Stated problem: Omit every picture, and retype the lines that run from the beginning of the data below through the line containing "import * as", inclusive.
::::
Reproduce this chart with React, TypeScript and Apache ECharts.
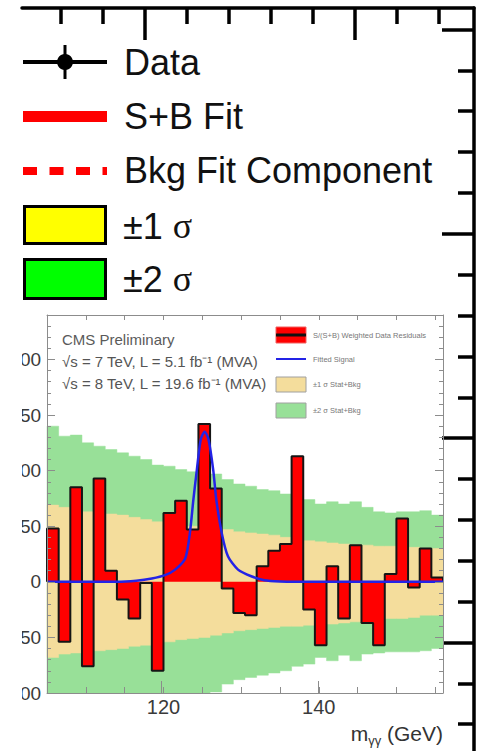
import React, { useEffect, useRef } from "react";
import * as echarts from "echarts";

// ---------- data ----------
const binEdges = [105, 106.5, 108, 109.5, 111, 112.5, 114, 115.5, 117, 118.5, 120, 121.5, 123, 124.5, 126, 127.5, 129, 130.5, 132, 133.5, 135, 136.5, 138, 139.5, 141, 142.5, 144, 145.5, 147, 148.5, 150, 151.5, 153, 154.5, 156];

const residuals = [48, -54, 85, -76, 93, 10, -16, -33, -1, -80, 62, 73, 47, 142, 84, -6, -28, -30, 14, 28, 34, 113, -25, -57, 14, -33, 33, -37, -57, 7, 57, -5, 30, 4];

const band2Upper = [140, 131, 132, 125, 122, 119, 116, 113, 110, 105, 104, 101, 99, 98, 97, 92, 88, 86, 83, 82, 79, 77, 74, 70, 72, 70, 72, 67, 63, 62, 63, 63, 64, 60];
const band2Lower = [-140, -132, -131, -126, -122, -119, -116, -113, -110, -106, -104, -102, -101, -100, -99, -92, -88, -86, -84, -82, -80, -76, -74, -68, -71, -66, -71, -65, -64, -63, -63, -63, -62, -60];
const band1Upper = [69, 67, 65, 63, 62, 61, 60, 58, 56, 54, 52, 51, 50, 49, 48, 47, 45, 44, 43, 42, 40, 39, 37, 36, 35, 34, 33, 33, 32, 32, 31, 31, 30, 30];
const band1Lower = [-68, -65, -64, -63, -62, -61, -60, -58, -57, -55, -54, -52, -51, -50, -48, -46, -44, -43, -42, -41, -40, -40, -39, -39, -38, -37, -36, -35, -34, -33, -33, -32, -30, -30];

const signalMass = [105, 114, 116.5, 118.5, 120.2, 121.5, 122.8, 123.4, 123.85, 124.3, 124.8, 125.3, 125.8, 126.4, 126.8, 127.5, 128.3, 129.6, 131.3, 133, 135, 137, 156];
const signalValue = [0, 0, 1, 3, 6, 11, 21, 44, 74, 101, 128, 135, 128, 101, 74, 44, 23, 11, 5, 1.5, 0.3, 0, 0];

const innerXRange = [105, 156];
const innerYRange = [-100, 240];
const innerXLabelValues = [120, 140];
const innerXMajorTicks = [120, 140];

const outerTopRange = [104.142857, 125.666667];
const outerTopMajor = [110, 120];
const outerTopMinor = [106, 108, 112, 114, 116, 118, 122, 124];
const outerRightRange = [9.378, 82.105];
const outerRightMajor = [20, 40, 60, 80];
const outerRightMinor = [12, 16, 24, 28, 32, 36, 44, 48, 52, 56, 64, 68, 72, 76];

const legendLabels = ["Data", "S+B Fit", "Bkg Fit Component", "±1", "±2"];
const sigma = "σ";
const innerLegendLabels = ["S/(S+B) Weighted Data Residuals", "Fitted Signal", "±1 σ Stat+Bkg", "±2 σ Stat+Bkg"];
const cmsLines = ["CMS Preliminary", "√s = 7 TeV, L = 5.1 fb⁻¹ (MVA)", "√s = 8 TeV, L = 19.6 fb⁻¹ (MVA)"];
const xTitle = { main: "m", sub: "γγ", unit: " (GeV)" };

// ---------- styles ----------
const SANS = "'Liberation Sans', Arial, Helvetica, sans-serif";
const SERIF = "'Liberation Serif', 'Times New Roman', serif";
const GREEN_BAND = "#98e098";
const TAN_BAND = "#f4dd9c";
const RED = "#ff0000";
const BLUE = "#2323e6";
const AXIS_GRAY = "#8c8c8c";

function bandRenderer(upper: number[], lower: number[], color: string) {
  return (params: any, api: any) => {
    const pts: number[][] = [];
    for (let i = 0; i < upper.length; i++) {
      pts.push(api.coord([binEdges[i], upper[i]]));
      pts.push(api.coord([binEdges[i + 1], upper[i]]));
    }
    for (let i = lower.length - 1; i >= 0; i--) {
      pts.push(api.coord([binEdges[i + 1], lower[i]]));
      pts.push(api.coord([binEdges[i], lower[i]]));
    }
    const cs = params.coordSys;
    const clipped = (echarts.graphic as any).clipPointsByRect(pts, {
      x: cs.x,
      y: cs.y,
      width: cs.width,
      height: cs.height,
    });
    return {
      type: "polygon",
      shape: { points: clipped },
      style: { fill: color, stroke: color, lineWidth: 0.5 },
    };
  };
}

function txt(x: number, y: number, text: string, font: string, fill: string, extra: any = {}) {
  return {
    type: "text",
    x,
    y,
    z: 50,
    style: {
      text,
      font,
      fill,
      align: "left",
      textAlign: "left",
      verticalAlign: "middle",
      textVerticalAlign: "middle",
      ...extra,
    },
  };
}

function buildOption() {
  const residualSteps: number[][] = [[binEdges[0], 0]];
  residuals.forEach((v, i) => residualSteps.push([binEdges[i], v]));
  residualSteps.push([binEdges[residuals.length], residuals[residuals.length - 1]]);
  residualSteps.push([binEdges[residuals.length], 0]);

  const signalData = signalMass.map((m, i) => [m, signalValue[i]]);

  const outerGrid = { left: 22, top: 8, width: 452, height: 760, containLabel: false };
  const innerGrid = { left: 44, top: 315, width: 399, height: 378, containLabel: false };

  const hiddenLabel = { show: false };
  const noSplit = { show: false };

  const outerLine = { show: true, lineStyle: { color: "#000", width: 3.5 } };

  const innerTickStyle = { color: AXIS_GRAY, width: 1 };

  const graphics: any[] = [];
  // crop edge of the inset picture (its labels are cut off there)
  graphics.push({ type: "rect", z: 40, shape: { x: 0, y: 300, width: 22, height: 460 }, style: { fill: "#fff" } });

  // outer legend
  graphics.push({ type: "line", z: 50, shape: { x1: 23, y1: 62, x2: 107, y2: 62 }, style: { stroke: "#000", lineWidth: 4 } });
  graphics.push({ type: "line", z: 50, shape: { x1: 65, y1: 45, x2: 65, y2: 79 }, style: { stroke: "#000", lineWidth: 3 } });
  graphics.push({ type: "circle", z: 51, shape: { cx: 65, cy: 62, r: 8 }, style: { fill: "#000" } });
  graphics.push({ type: "rect", z: 50, shape: { x: 23, y: 111, width: 84, height: 11 }, style: { fill: RED } });
  graphics.push({ type: "line", z: 50, shape: { x1: 23, y1: 171, x2: 107, y2: 171 }, style: { stroke: RED, lineWidth: 8, lineDash: [14, 12.5] } });
  graphics.push({ type: "rect", z: 50, shape: { x: 24.5, y: 206.5, width: 81, height: 37 }, style: { fill: "#ffff00", stroke: "#000", lineWidth: 3 } });
  graphics.push({ type: "rect", z: 50, shape: { x: 24.5, y: 259.5, width: 81, height: 39 }, style: { fill: "#00ff00", stroke: "#000", lineWidth: 3 } });

  const legendFont = `36px ${SANS}`;
  const rowY = [62, 116, 170, 226, 279];
  graphics.push(txt(124, rowY[0], legendLabels[0], legendFont, "#111"));
  graphics.push(txt(124, rowY[1], legendLabels[1], legendFont, "#111"));
  graphics.push(txt(124, rowY[2], legendLabels[2], legendFont, "#111"));
  [3, 4].forEach((k) => {
    graphics.push({
      type: "text",
      x: 123,
      y: rowY[k],
      z: 50,
      style: {
        text: `{a|${legendLabels[k]}\u00a0}{s|${sigma}}`,
        align: "left",
        textAlign: "left",
        verticalAlign: "middle",
        textVerticalAlign: "middle",
        rich: {
          a: { fontFamily: SANS, fontSize: 36, fill: "#111", color: "#111" },
          s: { fontFamily: SERIF, fontSize: 36, fill: "#111", color: "#111" },
        },
      },
    });
  });

  // inset texts
  const cmsFont = `15px ${SANS}`;
  graphics.push(txt(62, 339, cmsLines[0], cmsFont, "#5a5a5a"));
  graphics.push(txt(62, 361, cmsLines[1], cmsFont, "#555"));
  graphics.push(txt(62, 383, cmsLines[2], cmsFont, "#555"));

  // inset legend
  const smallFont = `7.5px ${SANS}`;
  graphics.push({ type: "rect", z: 50, shape: { x: 276, y: 327, width: 30, height: 16 }, style: { fill: RED, stroke: "#f06060", lineWidth: 1 } });
  graphics.push({ type: "line", z: 51, shape: { x1: 276, y1: 335, x2: 306, y2: 335 }, style: { stroke: "#111", lineWidth: 3 } });
  graphics.push(txt(313, 335, innerLegendLabels[0], smallFont, "#777"));
  graphics.push({ type: "line", z: 50, shape: { x1: 276, y1: 359, x2: 306, y2: 359 }, style: { stroke: BLUE, lineWidth: 2 } });
  graphics.push(txt(313, 359, innerLegendLabels[1], smallFont, "#777"));
  graphics.push({ type: "rect", z: 50, shape: { x: 276, y: 377, width: 30, height: 15 }, style: { fill: TAN_BAND, stroke: "#a0a0a0", lineWidth: 1 } });
  graphics.push(txt(313, 384, innerLegendLabels[2], smallFont, "#777"));
  graphics.push({ type: "rect", z: 50, shape: { x: 276, y: 403, width: 30, height: 15 }, style: { fill: GREEN_BAND, stroke: "#a0a0a0", lineWidth: 1 } });
  graphics.push(txt(313, 410, innerLegendLabels[3], smallFont, "#777"));

  // inset x-axis title
  graphics.push({
    type: "text",
    x: 443,
    y: 733,
    z: 50,
    style: {
      text: `{m|${xTitle.main}}{s|${xTitle.sub}}{g|${xTitle.unit}}`,
      align: "right",
      textAlign: "right",
      verticalAlign: "middle",
      textVerticalAlign: "middle",
      rich: {
        m: { fontFamily: SANS, fontSize: 21, lineHeight: 27, fill: "#333", color: "#333" },
        s: { fontFamily: SANS, fontSize: 13, lineHeight: 13, verticalAlign: "bottom", fill: "#333", color: "#333" },
        g: { fontFamily: SANS, fontSize: 21, lineHeight: 27, fill: "#333", color: "#333" },
      },
    },
  });

  return {
    animation: false,
    backgroundColor: "#ffffff",
    textStyle: { fontFamily: SANS },
    grid: [outerGrid, outerGrid, innerGrid, innerGrid],
    xAxis: [
      {
        gridIndex: 0,
        type: "value",
        position: "top",
        min: outerTopRange[0],
        max: outerTopRange[1],
        axisLine: outerLine,
        axisTick: { show: true, inside: true, length: 16, customValues: outerTopMinor, lineStyle: { color: "#000", width: 3.5 } },
        axisLabel: hiddenLabel,
        splitLine: noSplit,
      },
      {
        gridIndex: 1,
        type: "value",
        position: "top",
        min: outerTopRange[0],
        max: outerTopRange[1],
        axisLine: { show: false },
        axisTick: { show: true, inside: true, length: 32, customValues: outerTopMajor, lineStyle: { color: "#000", width: 3.5 } },
        axisLabel: hiddenLabel,
        splitLine: noSplit,
      },
      {
        gridIndex: 2,
        type: "value",
        position: "bottom",
        min: innerXRange[0],
        max: innerXRange[1],
        interval: 5,
        z: 10,
        axisLine: { show: true, onZero: false, lineStyle: { color: AXIS_GRAY, width: 1 } },
        axisTick: { show: true, inside: true, length: 6, lineStyle: innerTickStyle },
        axisLabel: { show: true, customValues: innerXLabelValues, fontSize: 20, color: "#3a3a3a", margin: 4, fontFamily: SANS },
        splitLine: noSplit,
      },
      {
        gridIndex: 2,
        type: "value",
        position: "top",
        min: innerXRange[0],
        max: innerXRange[1],
        interval: 5,
        z: 10,
        axisLine: { show: true, onZero: false, lineStyle: { color: AXIS_GRAY, width: 1 } },
        axisTick: { show: true, inside: true, length: 5, lineStyle: innerTickStyle },
        axisLabel: hiddenLabel,
        splitLine: noSplit,
      },
      {
        gridIndex: 3,
        type: "value",
        position: "bottom",
        min: innerXRange[0],
        max: innerXRange[1],
        z: 10,
        axisLine: { show: false, onZero: false },
        axisTick: { show: true, inside: true, length: 12, customValues: innerXMajorTicks, lineStyle: innerTickStyle },
        axisLabel: hiddenLabel,
        splitLine: noSplit,
      },
    ],
    yAxis: [
      {
        gridIndex: 0,
        type: "value",
        position: "right",
        min: outerRightRange[0],
        max: outerRightRange[1],
        axisLine: outerLine,
        axisTick: { show: true, inside: true, length: 16, customValues: outerRightMinor, lineStyle: { color: "#000", width: 3.5 } },
        axisLabel: hiddenLabel,
        splitLine: noSplit,
      },
      {
        gridIndex: 1,
        type: "value",
        position: "right",
        min: outerRightRange[0],
        max: outerRightRange[1],
        axisLine: { show: false },
        axisTick: { show: true, inside: true, length: 32, customValues: outerRightMajor, lineStyle: { color: "#000", width: 3.5 } },
        axisLabel: hiddenLabel,
        splitLine: noSplit,
      },
      {
        gridIndex: 2,
        type: "value",
        position: "left",
        min: innerYRange[0],
        max: innerYRange[1],
        interval: 50,
        z: 10,
        axisLine: { show: true, onZero: false, lineStyle: { color: AXIS_GRAY, width: 1 } },
        axisTick: { show: true, inside: true, length: 8, lineStyle: innerTickStyle },
        minorTick: { show: true, splitNumber: 5, length: 4, lineStyle: innerTickStyle },
        axisLabel: { show: true, showMaxLabel: false, fontSize: 19, color: "#3a3a3a", margin: 6, fontFamily: SANS },
        splitLine: noSplit,
        minorSplitLine: noSplit,
      },
      {
        gridIndex: 2,
        type: "value",
        position: "right",
        min: innerYRange[0],
        max: innerYRange[1],
        interval: 50,
        z: 10,
        axisLine: { show: true, onZero: false, lineStyle: { color: AXIS_GRAY, width: 1 } },
        axisTick: { show: true, inside: true, length: 8, lineStyle: innerTickStyle },
        minorTick: { show: true, splitNumber: 5, length: 4, lineStyle: innerTickStyle },
        axisLabel: hiddenLabel,
        splitLine: noSplit,
        minorSplitLine: noSplit,
      },
      {
        gridIndex: 3,
        type: "value",
        show: false,
        min: innerYRange[0],
        max: innerYRange[1],
        splitLine: noSplit,
      },
    ],
    series: [
      {
        name: "±2 σ Stat+Bkg",
        type: "custom",
        xAxisIndex: 2,
        yAxisIndex: 2,
        data: [[binEdges[0], 0]],
        renderItem: bandRenderer(band2Upper, band2Lower, GREEN_BAND),
        silent: true,
        z: 2,
      },
      {
        name: "±1 σ Stat+Bkg",
        type: "custom",
        xAxisIndex: 2,
        yAxisIndex: 2,
        data: [[binEdges[0], 0]],
        renderItem: bandRenderer(band1Upper, band1Lower, TAN_BAND),
        silent: true,
        z: 3,
      },
      {
        name: "S/(S+B) Weighted Data Residuals",
        type: "line",
        xAxisIndex: 2,
        yAxisIndex: 2,
        data: residualSteps,
        step: "end",
        symbol: "none",
        lineStyle: { color: "#151515", width: 2 },
        areaStyle: { color: RED, opacity: 1 },
        z: 4,
      },
      {
        name: "Fitted Signal",
        type: "line",
        xAxisIndex: 2,
        yAxisIndex: 2,
        data: signalData,
        smooth: 0.25,
        symbol: "none",
        lineStyle: { color: BLUE, width: 2.5 },
        z: 5,
      },
    ],
    graphic: { elements: graphics },
  };
}

export default function App() {
  const ref = useRef<HTMLDivElement>(null);
  useEffect(() => {
    if (!ref.current) return;
    const chart = echarts.init(ref.current, null, { renderer: "svg" });
    chart.setOption(buildOption() as any);
    return () => chart.dispose();
  }, []);
  return (
    <div
      ref={ref}
      style={{ position: "fixed", left: 0, top: 0, width: 481, height: 751, background: "#fff" }}
    />
  );
}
::::
Correct result:
Reproduce this chart with React, TypeScript and Apache ECharts.
import React, { useEffect, useRef } from "react";
import * as echarts from "echarts";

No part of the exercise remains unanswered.